My top 2 are Mass Effect 3 and SWTOR.

Then Assassin's Creed, possibly Skyrim. I've got Saint's Row pre-ordered, so that too I suppose.


----------



## TruXta (Oct 5, 2011)

Liverpool-Man United in a week and a bit is my official thread reply.


----------



## tommers (Oct 5, 2011)

> No halo4, Halo CE remake?​


When is that out? What is it anyway?


----------



## TruXta (Oct 5, 2011)

tommers said:


> When is that out?

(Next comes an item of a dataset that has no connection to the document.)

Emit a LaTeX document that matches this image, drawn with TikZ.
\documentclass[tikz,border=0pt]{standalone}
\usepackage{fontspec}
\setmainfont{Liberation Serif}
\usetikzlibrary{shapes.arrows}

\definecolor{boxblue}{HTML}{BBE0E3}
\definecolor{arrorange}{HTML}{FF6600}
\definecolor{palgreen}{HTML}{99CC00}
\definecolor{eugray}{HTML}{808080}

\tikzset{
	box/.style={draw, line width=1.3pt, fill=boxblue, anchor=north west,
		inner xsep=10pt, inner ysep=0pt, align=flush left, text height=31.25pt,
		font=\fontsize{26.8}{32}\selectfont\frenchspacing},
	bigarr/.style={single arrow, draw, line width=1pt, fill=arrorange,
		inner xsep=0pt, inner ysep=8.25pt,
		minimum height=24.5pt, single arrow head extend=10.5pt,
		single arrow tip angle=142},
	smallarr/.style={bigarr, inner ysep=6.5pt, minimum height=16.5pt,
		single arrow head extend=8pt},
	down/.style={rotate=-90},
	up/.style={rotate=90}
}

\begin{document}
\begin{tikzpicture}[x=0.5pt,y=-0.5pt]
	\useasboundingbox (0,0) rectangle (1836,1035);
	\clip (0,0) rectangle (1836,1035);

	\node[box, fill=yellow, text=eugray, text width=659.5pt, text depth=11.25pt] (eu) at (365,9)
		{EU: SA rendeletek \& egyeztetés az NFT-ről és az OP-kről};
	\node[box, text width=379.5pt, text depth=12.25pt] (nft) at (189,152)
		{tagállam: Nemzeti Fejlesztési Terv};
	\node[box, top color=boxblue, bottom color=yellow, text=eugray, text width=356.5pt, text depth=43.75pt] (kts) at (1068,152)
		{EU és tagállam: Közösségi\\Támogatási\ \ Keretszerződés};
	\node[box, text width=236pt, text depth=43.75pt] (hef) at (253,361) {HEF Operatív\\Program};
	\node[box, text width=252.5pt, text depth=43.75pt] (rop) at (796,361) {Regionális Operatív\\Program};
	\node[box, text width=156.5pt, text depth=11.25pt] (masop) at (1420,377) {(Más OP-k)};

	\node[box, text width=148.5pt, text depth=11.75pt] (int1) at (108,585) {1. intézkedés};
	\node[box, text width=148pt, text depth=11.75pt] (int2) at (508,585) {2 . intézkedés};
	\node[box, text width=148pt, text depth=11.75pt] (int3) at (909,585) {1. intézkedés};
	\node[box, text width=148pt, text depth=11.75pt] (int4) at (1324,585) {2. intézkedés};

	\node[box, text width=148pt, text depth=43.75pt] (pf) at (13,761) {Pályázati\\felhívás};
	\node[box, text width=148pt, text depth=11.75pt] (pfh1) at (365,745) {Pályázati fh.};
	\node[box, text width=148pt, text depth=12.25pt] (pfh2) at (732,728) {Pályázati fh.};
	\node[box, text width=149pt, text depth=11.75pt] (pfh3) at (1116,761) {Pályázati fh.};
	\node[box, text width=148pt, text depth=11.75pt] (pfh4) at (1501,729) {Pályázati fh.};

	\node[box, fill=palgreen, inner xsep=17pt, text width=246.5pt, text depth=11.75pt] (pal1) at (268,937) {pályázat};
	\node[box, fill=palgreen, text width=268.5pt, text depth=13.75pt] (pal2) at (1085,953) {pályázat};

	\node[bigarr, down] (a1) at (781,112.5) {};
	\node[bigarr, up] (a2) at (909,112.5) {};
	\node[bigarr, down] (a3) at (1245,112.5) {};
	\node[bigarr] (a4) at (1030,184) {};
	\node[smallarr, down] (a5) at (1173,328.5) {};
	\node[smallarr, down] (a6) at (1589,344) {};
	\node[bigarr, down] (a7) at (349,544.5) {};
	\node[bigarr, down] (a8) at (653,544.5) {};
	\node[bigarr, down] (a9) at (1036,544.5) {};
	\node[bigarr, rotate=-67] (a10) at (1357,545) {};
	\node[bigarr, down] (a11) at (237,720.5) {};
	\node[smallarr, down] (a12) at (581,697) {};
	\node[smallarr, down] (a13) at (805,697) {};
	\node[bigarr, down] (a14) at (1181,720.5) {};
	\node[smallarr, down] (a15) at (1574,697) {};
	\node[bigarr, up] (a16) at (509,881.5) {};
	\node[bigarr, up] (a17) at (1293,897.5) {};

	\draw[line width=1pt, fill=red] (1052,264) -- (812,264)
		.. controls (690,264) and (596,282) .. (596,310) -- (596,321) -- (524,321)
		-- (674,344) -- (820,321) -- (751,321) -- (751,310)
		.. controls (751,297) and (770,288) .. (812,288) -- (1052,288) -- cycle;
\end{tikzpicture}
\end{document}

What is it anyway?



I take it you're not asking me?


----------



## 100% masahiko (Oct 5, 2011)

I cannot think anything worse that The Black Eye Peas Experience.


----------



## tommers (Oct 5, 2011)

It did make me chuckle when I was going through the pre-Xmas releases.


----------



## 100% masahiko (Oct 6, 2011)

Just ordered MW3 on the PC.
Dedicated server is what MW2 lacked...so hopefully, this will be a genuine follow-up to the original...


----------



## Pingu (Oct 6, 2011)

and gw2


----------



## tommers (Oct 6, 2011)

Wassat?


----------



## Kid_Eternity (Oct 6, 2011)

Fruitloop said:


> No halo4, Halo CE remake?



It'd be nice to play again with slightly better graphics but hard to get excited about a game I've already played compared to one I have.


----------



## BassJunkie (Oct 6, 2011)

That new Drake's game, whatever it's called, is the most eagerly awaited in our house.


----------



## jannerboyuk (Oct 7, 2011)

The ps3 re-issue of ico etc over 'ere


----------



## rubbershoes (Oct 11, 2011)

L4D3


----------



## Vintage Paw (Oct 11, 2011)

I've cancelled my SR3 pre-order, pre-ordered SWTOR instead.

'Citin'.


----------



## Kid_Eternity (Oct 11, 2011)

rubbershoes said:


> L4D3



Any news on that?


----------



## Supine (Oct 11, 2011)

Mass Effect 3


----------



## rubbershoes (Oct 11, 2011)

Kid_Eternity said:


> Any news on that?


 
2 years since L4D2  and that caused  a bit of a stink


----------



## Mungy (Oct 15, 2011)

FM12


----------



## Termite Man (Oct 15, 2011)

I vote for Dead Rising 2 which I have just bought because I refuse to pay the stupid asking price for games as they come out.


----------



## Garek (Oct 15, 2011)

Diablo 3.


----------



## mwgdrwg (Oct 18, 2011)

Looking forward to Halo:CE and Zelda.


----------



## Kid_Eternity (Oct 18, 2011)

Battlefield 3 really can't get here quick enough....!!


----------



## jenny12 (Oct 21, 2011)

Ohh  there must also be DMC5. This game has also very deep reputation.


----------



## Blackandyellow (Nov 13, 2011)

Dota 2 and Mass Effect 3 are the two games I'm looking forward to the most.


----------